Did mom have another UT infection, that was causing her to be in what seemed like a semi delirious state ? Probably not since she had started an antibiotic the week before. My brother suspected that she might have had an infection. I questioned what would happen if she really needed an antibiotic. Gil my brother, being a physician, thought that this would not be a problem.
I found her one day speaking about my father, who passed away seventeen years ago, saying that she was waiting for him to come home from work. The next day she kept rambling on about some lady and how she remembered what had happened with her. She was making absolutely no sense at all. The next moment she was telling me that I was the best daughter in the world. Of course, I loved hearing those words.
I decided to ask her some questions to see if she, or better me, might understand. As I spoke these words her answers were quick and responsive. "Mom are you happy?" "Yes," she said, "I'd rather be happy and have her hold my hand." Okay I thought ,who is her ? Then without skipping a beat she continued to say that she was happy to be alive. Her brain seemed to be firing and sparking all over the place.
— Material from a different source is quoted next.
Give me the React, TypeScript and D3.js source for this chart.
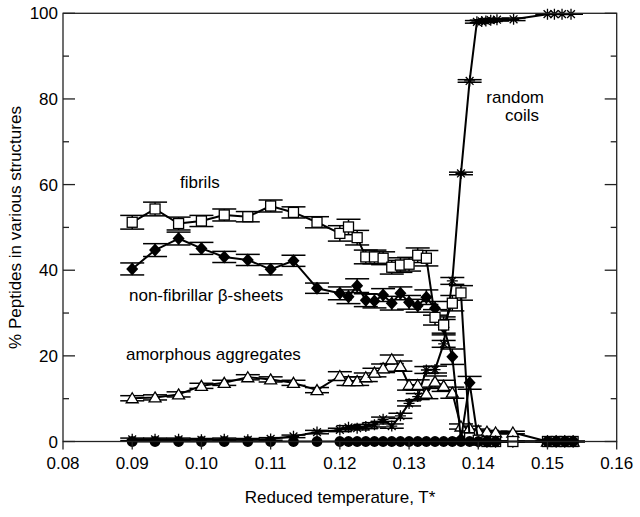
import React from "react";
import * as d3 from "d3";

// Reduced temperature grid (shared by most series)
const temps = [
  0.09, 0.0933, 0.0967, 0.1, 0.1033, 0.1067, 0.11, 0.1133, 0.1167,
  0.12, 0.12125, 0.1225, 0.12375, 0.125, 0.12625, 0.1275, 0.12875, 0.13, 0.13125,
  0.1325, 0.13375, 0.135, 0.13625, 0.1375, 0.13875, 0.14, 0.14125, 0.1425, 0.145,
  0.15, 0.15125, 0.1525, 0.1537,
];
const fibrils = [
  51.2, 54.3, 50.9, 51.5, 52.9, 52.5, 55.0, 53.5, 51.2,
  48.6, 50.1, 47.6, 43.1, 43.1, 42.8, 40.7, 41.2, 41.4, 43.5,
  42.8, 29.0, 27.2, 32.3, 34.7, 0.8, 0.3, 0, 0, 0,
  0, 0, 0, 0,
];
const fibrilsErr = [
  1.6, 1.6, 1.5, 1.3, 1.4, 1.2, 1.4, 1.3, 1.3,
  1.8, 1.8, 1.7, 1.6, 1.6, 1.5, 1.6, 1.7, 1.6, 1.7,
  1.8, 1.8, 1.9, 1.8, 1.7, 0.3, 0.2, 0, 0, 0,
  0, 0, 0, 0,
];
const betaSheets = [
  40.3, 44.7, 47.4, 45.1, 43.1, 42.4, 40.2, 42.2, 35.8,
  34.6, 33.8, 36.4, 33.0, 32.8, 34.2, 32.3, 34.6, 32.5, 31.7,
  33.7, 31.1, 26.7, 19.8, 0.5, 13.7, 0, 0, 0, 0,
  0, 0, 0, 0,
];
const betaErr = [
  1.4, 1.5, 1.5, 1.4, 1.3, 1.3, 1.3, 1.3, 1.2,
  1.5, 1.6, 1.6, 1.5, 1.6, 1.5, 1.6, 1.5, 1.6, 1.5,
  1.7, 1.6, 1.8, 1.8, 0.3, 1.5, 0, 0, 0, 0,
  0, 0, 0, 0,
];
const amorphous = [
  10.1, 10.3, 11.0, 13.0, 13.7, 15.0, 14.5, 13.7, 12.0,
  15.3, 14.1, 14.1, 15.0, 16.1, 17.1, 19.2, 17.6, 13.2, 13.2,
  11.2, 14.0, 13.0, 11.4, 3.5, 3.1, 2.5, 2.3, 2.1, 2.1,
  0, 0, 0, 0,
];
const amorphousErr = [
  0.6, 0.6, 0.6, 0.6, 0.6, 0.6, 0.6, 0.6, 0.6,
  1.0, 1.0, 1.0, 1.0, 1.0, 1.0, 1.0, 1.2, 1.2, 1.2,
  1.2, 1.3, 1.3, 1.3, 0.6, 0.5, 0.4, 0.3, 0.3, 0.3,
  0, 0, 0, 0,
];
// Random coils have a few extra temperatures near T* = 0.14
const tempsCoil = [
  0.09, 0.0933, 0.0967, 0.1, 0.1033, 0.1067, 0.11, 0.1133, 0.1167,
  0.12, 0.12125, 0.1225, 0.12375, 0.125, 0.12625, 0.1275, 0.12875, 0.13, 0.13125,
  0.1325, 0.13375, 0.135, 0.13625, 0.1375, 0.13875, 0.1398, 0.1405, 0.1411, 0.1418, 0.1427, 0.1451,
  0.15, 0.1510, 0.1521, 0.1534,
];
const randomCoils = [
  0.5, 0.5, 0.5, 0.4, 0.5, 0.4, 0.6, 1.2, 2.2,
  2.7, 3.3, 3.1, 3.5, 3.9, 5.2, 3.6, 6.0, 8.9, 10.5,
  16.7, 16.8, 22.8, 37.5, 62.6, 84.2, 98.0, 98.1, 98.2, 98.4, 98.5, 98.6,
  99.8, 99.8, 99.8, 99.8,
];
const randomCoilsErr = [
  0.3, 0.3, 0.3, 0.3, 0.3, 0.3, 0.3, 0.3, 0.4,
  0.4, 0.4, 0.4, 0.5, 0.5, 0.5, 0.5, 0.6, 0.6, 0.7,
  0.8, 0.8, 0.8, 0.8, 0.3, 0.3, 0.3, 0.3, 0.3, 0.3, 0.3, 0.3,
  0, 0, 0, 0,
];
// Remaining (unlabelled) fraction, at zero throughout
const tempsOther = [
  0.09, 0.0933, 0.0967, 0.1, 0.1033, 0.1067, 0.11, 0.1133, 0.1167,
  0.12, 0.12125, 0.1225, 0.12375, 0.125, 0.12625, 0.1275, 0.12875, 0.13, 0.13125,
  0.1325, 0.13375, 0.135, 0.13625, 0.1375, 0.13875, 0.14, 0.14125, 0.1425,
  0.15, 0.15125, 0.1525, 0.1537,
];
const other = [
  0, 0, 0, 0, 0, 0, 0, 0, 0,
  0, 0, 0, 0, 0, 0, 0, 0, 0, 0,
  0, 0, 0, 0, 0, 0, 0, 0, 0,
  0, 0, 0, 0,
];

const xTicks = [0.08, 0.09, 0.1, 0.11, 0.12, 0.13, 0.14, 0.15, 0.16];
const yTicksMajor = [0, 20, 40, 60, 80, 100];
const yTicksMinor = [10, 30, 50, 70, 90];

const W = 640;
const H = 517;
const FONT = "'Liberation Sans', Arial, Helvetica, sans-serif";

type Marker = "square" | "diamond" | "triangle" | "asterisk" | "circle";

function MarkerShape({ kind, x, y }: { kind: Marker; x: number; y: number }) {
  const t = `translate(${x},${y})`;
  if (kind === "square")
    return <rect x={x - 5} y={y - 5} width={10} height={10} fill="#fff" stroke="#000" strokeWidth={1.3} />;
  if (kind === "diamond")
    return <path transform={t} d="M0,-6.5L6,0L0,6.5L-6,0Z" fill="#000" />;
  if (kind === "triangle")
    return <path transform={t} d="M0,-5.5L6,4.5L-6,4.5Z" fill="#fff" stroke="#000" strokeWidth={1.3} />;
  if (kind === "circle") return <circle cx={x} cy={y} r={5.4} fill="#000" />;
  const r = 5.5;
  const d = [0, 45, 90, 135]
    .map((a) => {
      const c = Math.cos((a * Math.PI) / 180) * r;
      const s = Math.sin((a * Math.PI) / 180) * r;
      return `M${-c},${-s}L${c},${s}`;
    })
    .join("");
  return <path transform={t} d={d} stroke="#000" strokeWidth={1.3} fill="none" />;
}

export default function App() {
  const x = d3.scaleLinear().domain([0.08, 0.16]).range([63, 616.7]);
  const y = d3.scaleLinear().domain([0, 100]).range([441.5, 13.3]);

  const series: { xs: number[]; ys: number[]; err: number[] | null; kind: Marker }[] = [
    { xs: tempsCoil, ys: randomCoils, err: randomCoilsErr, kind: "asterisk" },
    { xs: temps, ys: amorphous, err: amorphousErr, kind: "triangle" },
    { xs: temps, ys: betaSheets, err: betaErr, kind: "diamond" },
    { xs: temps, ys: fibrils, err: fibrilsErr, kind: "square" },
    { xs: tempsOther, ys: other, err: null, kind: "circle" },
  ];

  const line = d3
    .line<[number, number]>()
    .x((d) => x(d[0]))
    .y((d) => y(d[1]));

  const capHalf = 12;

  return (
    <svg width={W} height={H} style={{ position: "absolute", left: 0, top: 0, background: "#fff" }} fontFamily={FONT}>
      <rect x={0} y={0} width={W} height={H} fill="#fff" />
      {series.map((s, si) => {
        const pts = s.xs.map((t, i) => [t, s.ys[i]] as [number, number]);
        return (
          <g key={si}>
            <path d={line(pts) || ""} fill="none" stroke="#000" strokeWidth={2} strokeLinejoin="round" />
            {s.err &&
              pts.map((p, i) => {
                const e = s.err![i];
                const cx = x(p[0]);
                const y1 = y(p[1] + e);
                const y2 = y(p[1] - e);
                return (
                  <g key={i} stroke="#000" strokeWidth={1.5}>
                    <line x1={cx} x2={cx} y1={y1} y2={y2} />
                    <line x1={cx - capHalf} x2={cx + capHalf} y1={y1} y2={y1} />
                    <line x1={cx - capHalf} x2={cx + capHalf} y1={y2} y2={y2} />
                  </g>
                );
              })}
            {pts.map((p, i) => (
              <MarkerShape key={i} kind={s.kind} x={x(p[0])} y={y(p[1])} />
            ))}
          </g>
        );
      })}

      {/* frame */}
      <rect x={x(0.08)} y={y(100)} width={x(0.16) - x(0.08)} height={y(0) - y(100)} fill="none" stroke="#222" strokeWidth={1.3} />

      {/* x ticks */}
      {xTicks.map((t) => (
        <g key={t}>
          <line x1={x(t)} x2={x(t)} y1={y(0)} y2={y(0) + 8} stroke="#222" strokeWidth={1.3} />
          <text x={x(t)} y={469} fontSize={17} textAnchor="middle" fill="#000">
            {d3.format(".2f")(t)}
          </text>
        </g>
      ))}

      {/* y ticks */}
      {yTicksMajor.map((t) => (
        <g key={t}>
          <line x1={x(0.08)} x2={x(0.08) + 12} y1={y(t)} y2={y(t)} stroke="#222" strokeWidth={1.3} />
          <line x1={x(0.16)} x2={x(0.16) - 12} y1={y(t)} y2={y(t)} stroke="#222" strokeWidth={1.3} />
          <text x={58} y={y(t) + 6} fontSize={17} textAnchor="end" fill="#000">
            {t}
          </text>
        </g>
      ))}
      {yTicksMinor.map((t) => (
        <g key={t}>
          <line x1={x(0.08)} x2={x(0.08) + 6} y1={y(t)} y2={y(t)} stroke="#222" strokeWidth={1.3} />
          <line x1={x(0.16)} x2={x(0.16) - 6} y1={y(t)} y2={y(t)} stroke="#222" strokeWidth={1.3} />
        </g>
      ))}

      {/* axis titles */}
      <text x={340} y={503} fontSize={17} textAnchor="middle" fill="#000">
        Reduced temperature, T*
      </text>
      <text transform="translate(21,227.5) rotate(-90)" fontSize={17} textAnchor="middle" fill="#000">
        % Peptides in various structures
      </text>

      {/* series labels */}
      <text x={180} y={188} fontSize={17} fill="#000">fibrils</text>
      <text x={129} y={301} fontSize={17} fill="#000">non-fibrillar β-sheets</text>
      <text x={126} y={360} fontSize={17} fill="#000">amorphous aggregates</text>
      <text x={544} y={103} fontSize={17} textAnchor="end" fill="#000">random</text>
      <text x={539} y={121} fontSize={17} textAnchor="end" fill="#000">coils</text>
    </svg>
  );
}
The following day she only wanted to sleep. I'm sure this was out of total exhaustion. I only could wonder what I might find later, on the other end of the phone.
Mom's journey, since she has Alzheimer's, has climbed mountains and has traveled through valleys. The rivers have flowed and at other times they have dried up. I never know what to expect. What might I experience next?
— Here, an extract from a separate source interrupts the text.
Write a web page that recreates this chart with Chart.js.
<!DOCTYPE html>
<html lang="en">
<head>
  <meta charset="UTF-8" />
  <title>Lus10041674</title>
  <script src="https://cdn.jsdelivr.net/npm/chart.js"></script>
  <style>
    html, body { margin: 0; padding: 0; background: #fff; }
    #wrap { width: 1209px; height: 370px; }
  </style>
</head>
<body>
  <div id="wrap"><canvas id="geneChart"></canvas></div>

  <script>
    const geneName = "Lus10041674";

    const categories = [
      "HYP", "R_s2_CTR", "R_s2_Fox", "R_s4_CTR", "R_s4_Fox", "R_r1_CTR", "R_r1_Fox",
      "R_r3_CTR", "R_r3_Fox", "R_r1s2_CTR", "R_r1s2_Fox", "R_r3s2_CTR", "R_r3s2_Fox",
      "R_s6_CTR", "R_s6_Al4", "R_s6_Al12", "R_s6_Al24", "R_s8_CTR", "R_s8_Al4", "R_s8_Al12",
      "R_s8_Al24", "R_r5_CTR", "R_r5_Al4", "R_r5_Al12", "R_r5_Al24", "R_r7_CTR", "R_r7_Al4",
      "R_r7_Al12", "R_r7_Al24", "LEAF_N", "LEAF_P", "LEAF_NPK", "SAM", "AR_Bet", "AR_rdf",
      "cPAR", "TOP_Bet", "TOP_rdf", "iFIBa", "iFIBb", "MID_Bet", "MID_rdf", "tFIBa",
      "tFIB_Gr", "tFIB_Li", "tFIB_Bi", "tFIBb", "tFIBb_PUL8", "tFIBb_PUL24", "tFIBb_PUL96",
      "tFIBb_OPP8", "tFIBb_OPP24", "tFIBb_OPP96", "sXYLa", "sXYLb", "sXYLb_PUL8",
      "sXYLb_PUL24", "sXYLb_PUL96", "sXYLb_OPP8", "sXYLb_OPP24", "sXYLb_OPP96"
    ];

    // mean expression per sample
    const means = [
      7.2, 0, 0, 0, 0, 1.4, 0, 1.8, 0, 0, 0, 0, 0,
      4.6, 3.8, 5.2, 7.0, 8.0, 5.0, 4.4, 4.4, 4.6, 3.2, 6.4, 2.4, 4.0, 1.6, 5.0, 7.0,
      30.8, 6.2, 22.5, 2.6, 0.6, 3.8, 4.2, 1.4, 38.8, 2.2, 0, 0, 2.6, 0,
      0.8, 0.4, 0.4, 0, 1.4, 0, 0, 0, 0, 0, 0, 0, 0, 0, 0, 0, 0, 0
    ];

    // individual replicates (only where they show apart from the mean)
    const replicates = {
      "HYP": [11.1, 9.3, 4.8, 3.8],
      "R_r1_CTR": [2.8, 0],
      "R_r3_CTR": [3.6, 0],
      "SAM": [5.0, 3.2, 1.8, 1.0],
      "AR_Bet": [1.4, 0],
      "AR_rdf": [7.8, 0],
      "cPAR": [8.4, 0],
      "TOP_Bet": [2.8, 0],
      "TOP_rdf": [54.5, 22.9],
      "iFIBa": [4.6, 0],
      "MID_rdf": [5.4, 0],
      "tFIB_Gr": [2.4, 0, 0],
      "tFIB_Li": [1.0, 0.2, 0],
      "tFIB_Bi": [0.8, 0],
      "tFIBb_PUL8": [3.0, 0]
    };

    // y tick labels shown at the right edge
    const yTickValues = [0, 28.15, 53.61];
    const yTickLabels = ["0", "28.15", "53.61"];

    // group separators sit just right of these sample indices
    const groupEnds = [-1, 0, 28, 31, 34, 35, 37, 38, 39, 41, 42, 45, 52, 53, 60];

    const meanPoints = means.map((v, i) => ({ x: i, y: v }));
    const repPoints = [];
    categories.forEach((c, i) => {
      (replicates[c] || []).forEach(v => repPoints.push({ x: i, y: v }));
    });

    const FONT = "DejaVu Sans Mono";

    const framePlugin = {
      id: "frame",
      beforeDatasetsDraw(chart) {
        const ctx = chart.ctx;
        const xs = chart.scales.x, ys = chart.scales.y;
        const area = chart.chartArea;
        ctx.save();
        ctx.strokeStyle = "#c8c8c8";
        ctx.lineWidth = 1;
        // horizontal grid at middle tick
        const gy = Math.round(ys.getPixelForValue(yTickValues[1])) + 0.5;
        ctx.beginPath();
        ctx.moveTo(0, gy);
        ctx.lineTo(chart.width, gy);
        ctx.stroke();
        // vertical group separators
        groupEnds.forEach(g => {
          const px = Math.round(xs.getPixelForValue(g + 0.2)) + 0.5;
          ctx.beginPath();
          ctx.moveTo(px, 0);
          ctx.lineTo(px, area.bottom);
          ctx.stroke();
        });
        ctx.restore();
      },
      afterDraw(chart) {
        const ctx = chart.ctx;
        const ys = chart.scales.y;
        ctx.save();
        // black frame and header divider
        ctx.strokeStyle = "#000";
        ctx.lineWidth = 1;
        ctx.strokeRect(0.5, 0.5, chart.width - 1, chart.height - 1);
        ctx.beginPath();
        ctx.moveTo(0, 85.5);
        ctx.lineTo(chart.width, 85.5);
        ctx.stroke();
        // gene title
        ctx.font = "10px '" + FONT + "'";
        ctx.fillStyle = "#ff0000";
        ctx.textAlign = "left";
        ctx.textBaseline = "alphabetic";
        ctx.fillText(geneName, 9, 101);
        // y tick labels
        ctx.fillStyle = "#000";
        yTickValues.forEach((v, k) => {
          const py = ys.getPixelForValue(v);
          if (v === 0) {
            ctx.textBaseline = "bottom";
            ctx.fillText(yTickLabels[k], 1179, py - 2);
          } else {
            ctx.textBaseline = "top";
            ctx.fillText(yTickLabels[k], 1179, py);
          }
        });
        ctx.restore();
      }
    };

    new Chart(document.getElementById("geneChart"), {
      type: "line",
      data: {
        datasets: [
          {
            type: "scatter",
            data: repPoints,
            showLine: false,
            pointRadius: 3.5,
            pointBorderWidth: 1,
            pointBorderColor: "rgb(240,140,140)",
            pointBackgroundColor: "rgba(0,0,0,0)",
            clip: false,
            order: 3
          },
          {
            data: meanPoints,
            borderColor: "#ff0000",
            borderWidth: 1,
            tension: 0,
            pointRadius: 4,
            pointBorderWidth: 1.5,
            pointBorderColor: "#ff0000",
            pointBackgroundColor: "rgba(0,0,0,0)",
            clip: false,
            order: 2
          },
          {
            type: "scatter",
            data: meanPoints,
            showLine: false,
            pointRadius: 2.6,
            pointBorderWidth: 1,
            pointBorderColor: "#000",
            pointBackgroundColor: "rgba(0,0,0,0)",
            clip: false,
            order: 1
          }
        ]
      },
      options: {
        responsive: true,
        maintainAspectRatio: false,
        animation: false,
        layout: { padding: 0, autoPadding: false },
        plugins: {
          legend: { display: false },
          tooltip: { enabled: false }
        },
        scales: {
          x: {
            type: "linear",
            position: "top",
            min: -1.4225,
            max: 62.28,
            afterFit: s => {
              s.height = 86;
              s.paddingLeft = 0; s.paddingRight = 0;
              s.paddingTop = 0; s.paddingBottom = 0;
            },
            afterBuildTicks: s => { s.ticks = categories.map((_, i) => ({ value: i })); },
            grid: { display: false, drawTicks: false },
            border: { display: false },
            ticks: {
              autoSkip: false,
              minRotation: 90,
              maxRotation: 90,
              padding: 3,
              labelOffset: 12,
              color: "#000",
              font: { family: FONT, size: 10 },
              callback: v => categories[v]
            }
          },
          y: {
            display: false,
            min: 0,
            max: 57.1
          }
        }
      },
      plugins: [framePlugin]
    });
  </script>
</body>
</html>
Towards the end of the week, her caregiver discovered that mom was impacted. After she was relieved from this, she bounced back to being aware and sounding better . Almost as if, what I had experienced all week, never happened. If my mom cannot tell me what is going on, how can we as caregivers, know how to help them?
In a strange way this fascinates me. How does the brain connect and disconnect so quickly ? I only wish that my mom could explain to me what is going on. What is she feeling? What is she thinking? Since she cannot, all that I am left with is to wonder how Alzheimer's disease can remove her vibrant ways, and watch as she fades away.
Somehow, as upsetting as this can be, I have been getting use to her when she is acting this way. Yes it hurts, and I wish I could cuddle her,and take care of her, as she once did for me. Instead I take a deep breath and know in my heart that tomorrow could be a better day.